-- Start of RECORDS PROVIDED --

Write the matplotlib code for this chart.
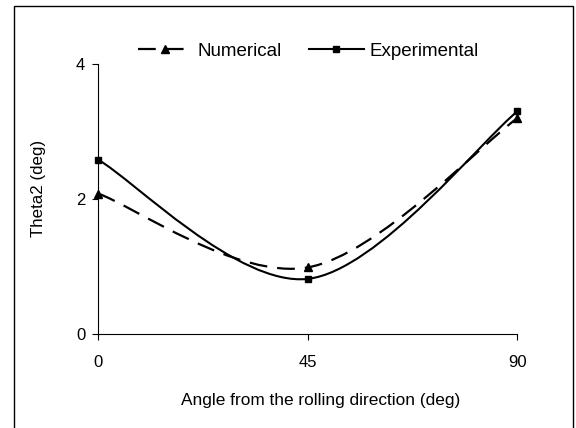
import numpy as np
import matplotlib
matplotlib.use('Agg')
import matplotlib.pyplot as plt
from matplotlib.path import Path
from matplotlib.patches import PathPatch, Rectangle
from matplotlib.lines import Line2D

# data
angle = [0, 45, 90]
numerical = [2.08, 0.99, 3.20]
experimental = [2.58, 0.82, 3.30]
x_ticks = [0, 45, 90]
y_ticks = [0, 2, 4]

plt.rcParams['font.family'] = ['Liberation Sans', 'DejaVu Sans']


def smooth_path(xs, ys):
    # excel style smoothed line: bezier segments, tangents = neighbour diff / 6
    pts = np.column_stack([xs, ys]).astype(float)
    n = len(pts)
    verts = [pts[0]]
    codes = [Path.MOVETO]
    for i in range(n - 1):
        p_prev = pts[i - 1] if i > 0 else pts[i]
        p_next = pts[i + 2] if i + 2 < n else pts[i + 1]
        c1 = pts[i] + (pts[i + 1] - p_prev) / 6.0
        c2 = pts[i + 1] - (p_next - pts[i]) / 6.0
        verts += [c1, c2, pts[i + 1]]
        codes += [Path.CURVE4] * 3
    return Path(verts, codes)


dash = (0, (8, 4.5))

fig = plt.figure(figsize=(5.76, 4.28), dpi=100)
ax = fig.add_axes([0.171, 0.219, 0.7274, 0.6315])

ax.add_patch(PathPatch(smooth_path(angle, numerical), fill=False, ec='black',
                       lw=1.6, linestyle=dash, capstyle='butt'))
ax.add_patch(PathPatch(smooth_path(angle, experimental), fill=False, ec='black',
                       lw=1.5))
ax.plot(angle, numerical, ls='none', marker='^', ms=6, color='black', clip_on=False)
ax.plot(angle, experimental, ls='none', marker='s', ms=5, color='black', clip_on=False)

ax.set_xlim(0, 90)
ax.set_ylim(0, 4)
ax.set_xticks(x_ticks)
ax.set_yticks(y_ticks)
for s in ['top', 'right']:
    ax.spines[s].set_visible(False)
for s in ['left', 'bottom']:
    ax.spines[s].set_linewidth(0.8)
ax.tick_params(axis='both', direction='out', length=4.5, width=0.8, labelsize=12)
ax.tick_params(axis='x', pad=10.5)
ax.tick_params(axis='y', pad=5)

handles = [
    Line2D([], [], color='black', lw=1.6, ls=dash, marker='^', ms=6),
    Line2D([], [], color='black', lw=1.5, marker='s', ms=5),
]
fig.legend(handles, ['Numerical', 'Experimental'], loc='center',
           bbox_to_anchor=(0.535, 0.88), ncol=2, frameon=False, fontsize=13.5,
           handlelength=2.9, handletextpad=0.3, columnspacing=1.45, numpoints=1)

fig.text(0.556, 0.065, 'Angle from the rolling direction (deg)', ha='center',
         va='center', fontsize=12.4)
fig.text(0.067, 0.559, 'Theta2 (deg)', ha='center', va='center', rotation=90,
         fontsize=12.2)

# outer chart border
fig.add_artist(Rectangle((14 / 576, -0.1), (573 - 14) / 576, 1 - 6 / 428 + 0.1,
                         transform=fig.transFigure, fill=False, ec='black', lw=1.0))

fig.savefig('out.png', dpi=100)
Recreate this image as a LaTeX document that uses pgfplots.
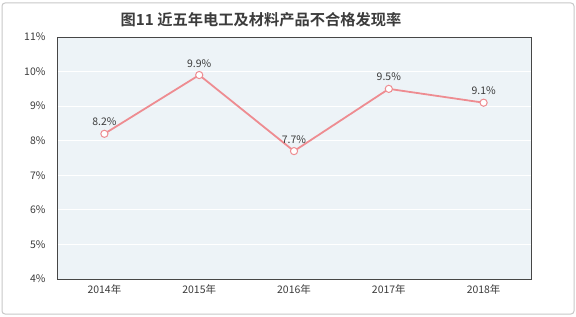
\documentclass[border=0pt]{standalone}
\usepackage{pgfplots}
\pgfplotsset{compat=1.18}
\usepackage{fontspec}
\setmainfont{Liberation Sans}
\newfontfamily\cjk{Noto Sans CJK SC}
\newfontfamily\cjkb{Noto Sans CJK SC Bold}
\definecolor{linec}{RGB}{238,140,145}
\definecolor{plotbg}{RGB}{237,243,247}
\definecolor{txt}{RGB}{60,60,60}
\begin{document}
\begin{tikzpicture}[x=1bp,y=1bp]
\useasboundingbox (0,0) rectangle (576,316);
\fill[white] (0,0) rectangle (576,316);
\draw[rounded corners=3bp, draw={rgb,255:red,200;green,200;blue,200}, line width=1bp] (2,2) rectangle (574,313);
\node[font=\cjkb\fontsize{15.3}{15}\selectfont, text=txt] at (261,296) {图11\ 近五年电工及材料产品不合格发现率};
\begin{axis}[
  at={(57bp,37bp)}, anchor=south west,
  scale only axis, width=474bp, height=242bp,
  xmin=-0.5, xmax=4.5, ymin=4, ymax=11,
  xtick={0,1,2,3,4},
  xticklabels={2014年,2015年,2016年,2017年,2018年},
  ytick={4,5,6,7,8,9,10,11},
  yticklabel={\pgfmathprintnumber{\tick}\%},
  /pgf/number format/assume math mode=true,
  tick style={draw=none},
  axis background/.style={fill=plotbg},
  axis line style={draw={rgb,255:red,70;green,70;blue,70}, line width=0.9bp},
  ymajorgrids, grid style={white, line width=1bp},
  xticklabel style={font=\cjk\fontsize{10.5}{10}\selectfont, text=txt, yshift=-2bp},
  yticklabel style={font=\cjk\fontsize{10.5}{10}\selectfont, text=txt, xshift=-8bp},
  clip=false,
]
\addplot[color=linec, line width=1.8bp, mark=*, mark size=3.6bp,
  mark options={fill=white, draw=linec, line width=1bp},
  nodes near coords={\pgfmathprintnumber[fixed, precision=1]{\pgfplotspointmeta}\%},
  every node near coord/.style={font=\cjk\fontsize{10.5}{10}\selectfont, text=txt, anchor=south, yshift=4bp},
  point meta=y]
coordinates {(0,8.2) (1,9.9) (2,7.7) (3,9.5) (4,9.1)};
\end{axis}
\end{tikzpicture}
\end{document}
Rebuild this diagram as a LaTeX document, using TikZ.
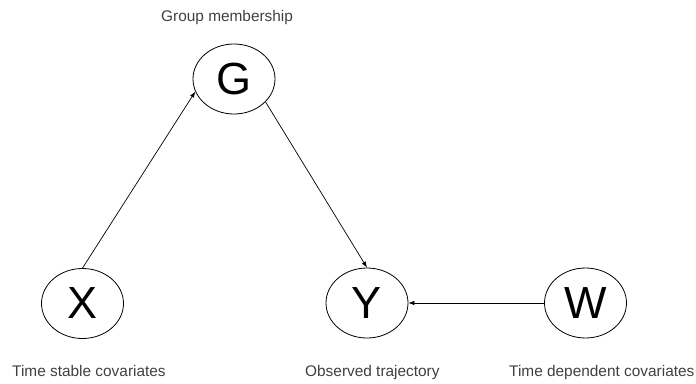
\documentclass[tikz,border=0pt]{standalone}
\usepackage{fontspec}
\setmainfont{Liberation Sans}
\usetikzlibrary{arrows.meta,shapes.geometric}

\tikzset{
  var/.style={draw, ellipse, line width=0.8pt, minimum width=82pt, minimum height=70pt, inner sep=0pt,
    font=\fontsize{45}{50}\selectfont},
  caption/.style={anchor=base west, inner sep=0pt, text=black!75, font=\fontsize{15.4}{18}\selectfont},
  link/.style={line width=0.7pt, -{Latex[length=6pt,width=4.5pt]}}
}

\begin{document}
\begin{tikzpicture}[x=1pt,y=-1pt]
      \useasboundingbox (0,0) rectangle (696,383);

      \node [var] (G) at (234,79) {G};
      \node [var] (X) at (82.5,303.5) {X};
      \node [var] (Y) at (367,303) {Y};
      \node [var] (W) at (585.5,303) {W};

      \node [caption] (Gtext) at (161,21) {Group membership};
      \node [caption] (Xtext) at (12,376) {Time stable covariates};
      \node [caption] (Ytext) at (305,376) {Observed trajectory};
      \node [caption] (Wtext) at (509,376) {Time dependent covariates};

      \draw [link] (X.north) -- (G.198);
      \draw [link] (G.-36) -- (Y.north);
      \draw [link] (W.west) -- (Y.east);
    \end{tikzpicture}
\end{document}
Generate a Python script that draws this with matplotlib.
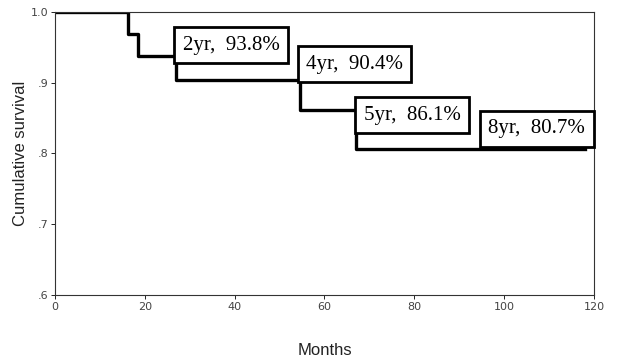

-- End of RECORDS PROVIDED --

» **EXERCISE PROMPT**
Copy the records above exactly, omitting every picture.

» **COMPLETED TASK**
Write the matplotlib code for this chart.
import numpy as np
import matplotlib
matplotlib.use('Agg')
import matplotlib.pyplot as plt
from matplotlib.path import Path
from matplotlib.patches import PathPatch, Rectangle
from matplotlib.lines import Line2D

# data
angle = [0, 45, 90]
numerical = [2.08, 0.99, 3.20]
experimental = [2.58, 0.82, 3.30]
x_ticks = [0, 45, 90]
y_ticks = [0, 2, 4]

plt.rcParams['font.family'] = ['Liberation Sans', 'DejaVu Sans']


def smooth_path(xs, ys):
    # excel style smoothed line: bezier segments, tangents = neighbour diff / 6
    pts = np.column_stack([xs, ys]).astype(float)
    n = len(pts)
    verts = [pts[0]]
    codes = [Path.MOVETO]
    for i in range(n - 1):
        p_prev = pts[i - 1] if i > 0 else pts[i]
        p_next = pts[i + 2] if i + 2 < n else pts[i + 1]
        c1 = pts[i] + (pts[i + 1] - p_prev) / 6.0
        c2 = pts[i + 1] - (p_next - pts[i]) / 6.0
        verts += [c1, c2, pts[i + 1]]
        codes += [Path.CURVE4] * 3
    return Path(verts, codes)


dash = (0, (8, 4.5))

fig = plt.figure(figsize=(5.76, 4.28), dpi=100)
ax = fig.add_axes([0.171, 0.219, 0.7274, 0.6315])

ax.add_patch(PathPatch(smooth_path(angle, numerical), fill=False, ec='black',
                       lw=1.6, linestyle=dash, capstyle='butt'))
ax.add_patch(PathPatch(smooth_path(angle, experimental), fill=False, ec='black',
                       lw=1.5))
ax.plot(angle, numerical, ls='none', marker='^', ms=6, color='black', clip_on=False)
ax.plot(angle, experimental, ls='none', marker='s', ms=5, color='black', clip_on=False)

ax.set_xlim(0, 90)
ax.set_ylim(0, 4)
ax.set_xticks(x_ticks)
ax.set_yticks(y_ticks)
for s in ['top', 'right']:
    ax.spines[s].set_visible(False)
for s in ['left', 'bottom']:
    ax.spines[s].set_linewidth(0.8)
ax.tick_params(axis='both', direction='out', length=4.5, width=0.8, labelsize=12)
ax.tick_params(axis='x', pad=10.5)
ax.tick_params(axis='y', pad=5)

handles = [
    Line2D([], [], color='black', lw=1.6, ls=dash, marker='^', ms=6),
    Line2D([], [], color='black', lw=1.5, marker='s', ms=5),
]
fig.legend(handles, ['Numerical', 'Experimental'], loc='center',
           bbox_to_anchor=(0.535, 0.88), ncol=2, frameon=False, fontsize=13.5,
           handlelength=2.9, handletextpad=0.3, columnspacing=1.45, numpoints=1)

fig.text(0.556, 0.065, 'Angle from the rolling direction (deg)', ha='center',
         va='center', fontsize=12.4)
fig.text(0.067, 0.559, 'Theta2 (deg)', ha='center', va='center', rotation=90,
         fontsize=12.2)

# outer chart border
fig.add_artist(Rectangle((14 / 576, -0.1), (573 - 14) / 576, 1 - 6 / 428 + 0.1,
                         transform=fig.transFigure, fill=False, ec='black', lw=1.0))

fig.savefig('out.png', dpi=100)
Recreate this image as a LaTeX document that uses pgfplots.
\documentclass[border=0pt]{standalone}
\usepackage{pgfplots}
\pgfplotsset{compat=1.18}
\usepackage{fontspec}
\setmainfont{Liberation Sans}
\newfontfamily\cjk{Noto Sans CJK SC}
\newfontfamily\cjkb{Noto Sans CJK SC Bold}
\definecolor{linec}{RGB}{238,140,145}
\definecolor{plotbg}{RGB}{237,243,247}
\definecolor{txt}{RGB}{60,60,60}
\begin{document}
\begin{tikzpicture}[x=1bp,y=1bp]
\useasboundingbox (0,0) rectangle (576,316);
\fill[white] (0,0) rectangle (576,316);
\draw[rounded corners=3bp, draw={rgb,255:red,200;green,200;blue,200}, line width=1bp] (2,2) rectangle (574,313);
\node[font=\cjkb\fontsize{15.3}{15}\selectfont, text=txt] at (261,296) {图11\ 近五年电工及材料产品不合格发现率};
\begin{axis}[
  at={(57bp,37bp)}, anchor=south west,
  scale only axis, width=474bp, height=242bp,
  xmin=-0.5, xmax=4.5, ymin=4, ymax=11,
  xtick={0,1,2,3,4},
  xticklabels={2014年,2015年,2016年,2017年,2018年},
  ytick={4,5,6,7,8,9,10,11},
  yticklabel={\pgfmathprintnumber{\tick}\%},
  /pgf/number format/assume math mode=true,
  tick style={draw=none},
  axis background/.style={fill=plotbg},
  axis line style={draw={rgb,255:red,70;green,70;blue,70}, line width=0.9bp},
  ymajorgrids, grid style={white, line width=1bp},
  xticklabel style={font=\cjk\fontsize{10.5}{10}\selectfont, text=txt, yshift=-2bp},
  yticklabel style={font=\cjk\fontsize{10.5}{10}\selectfont, text=txt, xshift=-8bp},
  clip=false,
]
\addplot[color=linec, line width=1.8bp, mark=*, mark size=3.6bp,
  mark options={fill=white, draw=linec, line width=1bp},
  nodes near coords={\pgfmathprintnumber[fixed, precision=1]{\pgfplotspointmeta}\%},
  every node near coord/.style={font=\cjk\fontsize{10.5}{10}\selectfont, text=txt, anchor=south, yshift=4bp},
  point meta=y]
coordinates {(0,8.2) (1,9.9) (2,7.7) (3,9.5) (4,9.1)};
\end{axis}
\end{tikzpicture}
\end{document}
Rebuild this diagram as a LaTeX document, using TikZ.
\documentclass[tikz,border=0pt]{standalone}
\usepackage{fontspec}
\setmainfont{Liberation Sans}
\usetikzlibrary{arrows.meta,shapes.geometric}

\tikzset{
  var/.style={draw, ellipse, line width=0.8pt, minimum width=82pt, minimum height=70pt, inner sep=0pt,
    font=\fontsize{45}{50}\selectfont},
  caption/.style={anchor=base west, inner sep=0pt, text=black!75, font=\fontsize{15.4}{18}\selectfont},
  link/.style={line width=0.7pt, -{Latex[length=6pt,width=4.5pt]}}
}

\begin{document}
\begin{tikzpicture}[x=1pt,y=-1pt]
      \useasboundingbox (0,0) rectangle (696,383);

      \node [var] (G) at (234,79) {G};
      \node [var] (X) at (82.5,303.5) {X};
      \node [var] (Y) at (367,303) {Y};
      \node [var] (W) at (585.5,303) {W};

      \node [caption] (Gtext) at (161,21) {Group membership};
      \node [caption] (Xtext) at (12,376) {Time stable covariates};
      \node [caption] (Ytext) at (305,376) {Observed trajectory};
      \node [caption] (Wtext) at (509,376) {Time dependent covariates};

      \draw [link] (X.north) -- (G.198);
      \draw [link] (G.-36) -- (Y.north);
      \draw [link] (W.west) -- (Y.east);
    \end{tikzpicture}
\end{document}
Generate a Python script that draws this with matplotlib.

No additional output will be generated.